According to the agreement, no one would be jailed. Instead, people would be “processed.” The marshals would take names and addresses and, if there were outstanding charges, they also would take fingerprints and mug shots. Then everybody would be released. Hardly twenty minutes after the stand-down, the feds broke that agreement. Sacred medicine bags and ceremonial clothing were confiscated from Crow Dog and Black Elk. Like everyone else still inside the Knee, they were handcuffed and dragged off to a Rapid City jail. The feds thought they were going to get the whole leadership, but the prize—Dennis—was gone. Along with several other people, he had sneaked out the night before, and remained a fugitive for several months.

Before allowing the press back into Wounded Knee, the feds pulled what I’m sure they thought was a great public-relations stunt. They trashed all the homes, then showed them to the media and said that was what AIM and the Oglala people had done. I thought that was lower than low. The missionaries and all the longtime residents of the area became homeless. Most of them had to move out of the community, and some of them blamed us.

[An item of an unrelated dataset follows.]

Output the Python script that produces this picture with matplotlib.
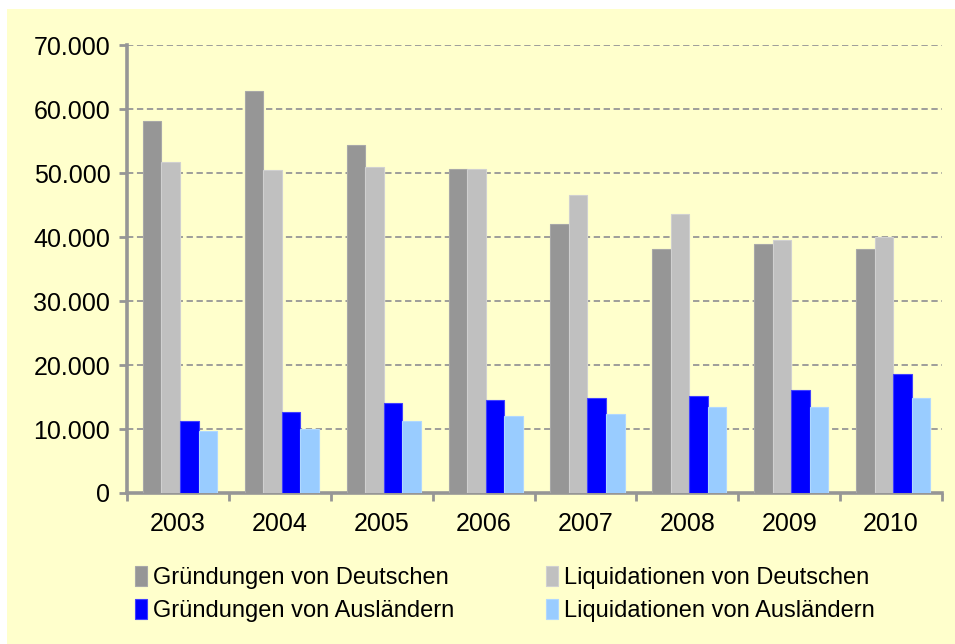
import numpy as np
import matplotlib.pyplot as plt
from matplotlib.patches import Rectangle
from matplotlib.ticker import FuncFormatter, FixedLocator

plt.rcParams['font.family'] = ['Liberation Sans', 'DejaVu Sans']

years = ['2003', '2004', '2005', '2006', '2007', '2008', '2009', '2010']
gruend_de = [58200, 62800, 54400, 50600, 42100, 38100, 39000, 38100]
liquid_de = [51700, 50500, 51000, 50600, 46600, 43700, 39600, 40000]
gruend_aus = [11200, 12700, 14000, 14600, 14900, 15200, 16100, 18600]
liquid_aus = [9700, 9950, 11200, 12100, 12400, 13400, 13400, 14900]

series = [
    ('Gründungen von Deutschen', gruend_de, '#969696', '#a8a8a8'),
    ('Liquidationen von Deutschen', liquid_de, '#c0c0c0', '#d0d0d0'),
    ('Gründungen von Ausländern', gruend_aus, '#0000ff', '#4040ff'),
    ('Liquidationen von Ausländern', liquid_aus, '#99ccff', '#b0d8ff'),
]

grey = '#969696'
fontsize = 18

fig = plt.figure(figsize=(9.55, 6.44), dpi=100, facecolor='white')
# yellow chart area (slightly cut at the top like the source)
bg = Rectangle((7/955, 0), 1, 1 - 9/644, transform=fig.transFigure,
               facecolor='#ffffcc', edgecolor='none', zorder=-5)
fig.add_artist(bg)

ax = fig.add_axes([127/955, 1 - 493/644, (942-127)/955, (493-45.3)/644])
ax.set_facecolor('none')

x = np.arange(len(years))
width = 0.182
handles = []
for i, (name, vals, col, edge) in enumerate(series):
    b = ax.bar(x + (i - 1.5) * width + 0.02, vals, width, color=col,
               edgecolor=edge, linewidth=0.8, label=name, zorder=3)
    handles.append(b)

ax.set_xlim(-0.5, len(years) - 0.5)
ax.set_ylim(0, 70000)
ax.set_yticks(np.arange(0, 70001, 10000))
ax.yaxis.set_major_formatter(FuncFormatter(lambda v, p: f'{int(v):,}'.replace(',', '.')))
ax.grid(axis='y', color=grey, linestyle=(0, (3.5, 2)), linewidth=1.3, zorder=1)

ax.xaxis.set_major_locator(FixedLocator(np.arange(-0.5, len(years), 1.0)))
ax.xaxis.set_minor_locator(FixedLocator(x))
ax.set_xticklabels([], minor=False)
ax.set_xticklabels(years, minor=True)
ax.tick_params(axis='x', which='major', length=6, width=2, color=grey, direction='out')
ax.tick_params(axis='x', which='minor', length=0, pad=14, labelsize=fontsize)
ax.tick_params(axis='y', length=6, width=2, color=grey, labelsize=fontsize, pad=6)

for s in ['top', 'right']:
    ax.spines[s].set_visible(False)
for s in ['left', 'bottom']:
    ax.spines[s].set_color(grey)
    ax.spines[s].set_linewidth(2.6)

order = [handles[0], handles[2], handles[1], handles[3]]
fig.legend(order, [h.get_label() for h in order], ncol=2, frameon=False,
           loc='center left', bbox_to_anchor=(126/955, 1 - 594/644),
           fontsize=17, handlelength=0.5, handleheight=0.95,
           handletextpad=0.25, columnspacing=3.9, labelspacing=0.4,
           borderaxespad=0)

fig.savefig('out.png', dpi=100, facecolor='white')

Hundreds of Oglala people came on May 17 to Grandpa Fools Crow’s place in Kyle, in the northeastern part of the Pine Ridge Reservation, to meet the White House delegation and to discuss our treaty. Those emissaries from Washington, however, had no official standing and no authority to offer anything. After hours of evasions, the white men left, promising to come back in two weeks with answers. The Oglala people returned on May 31, the day the white delegates had said they would come back, but nobody from Washington, D.C., showed up. Instead, Leonard Garment, the same Nixon henchman who had rejected the “Twenty Points” from the Trail of Broken Treaties, sent an insulting note. It said, in part, “The days of treaty making with the American Indians ended in 1871; …only Congress can rescind or change in any way statutes enacted since 1871…”

Once again, we Indians had accepted the white man’s promises—just as our ancestors had. Once again, the government of the United States of America had lied.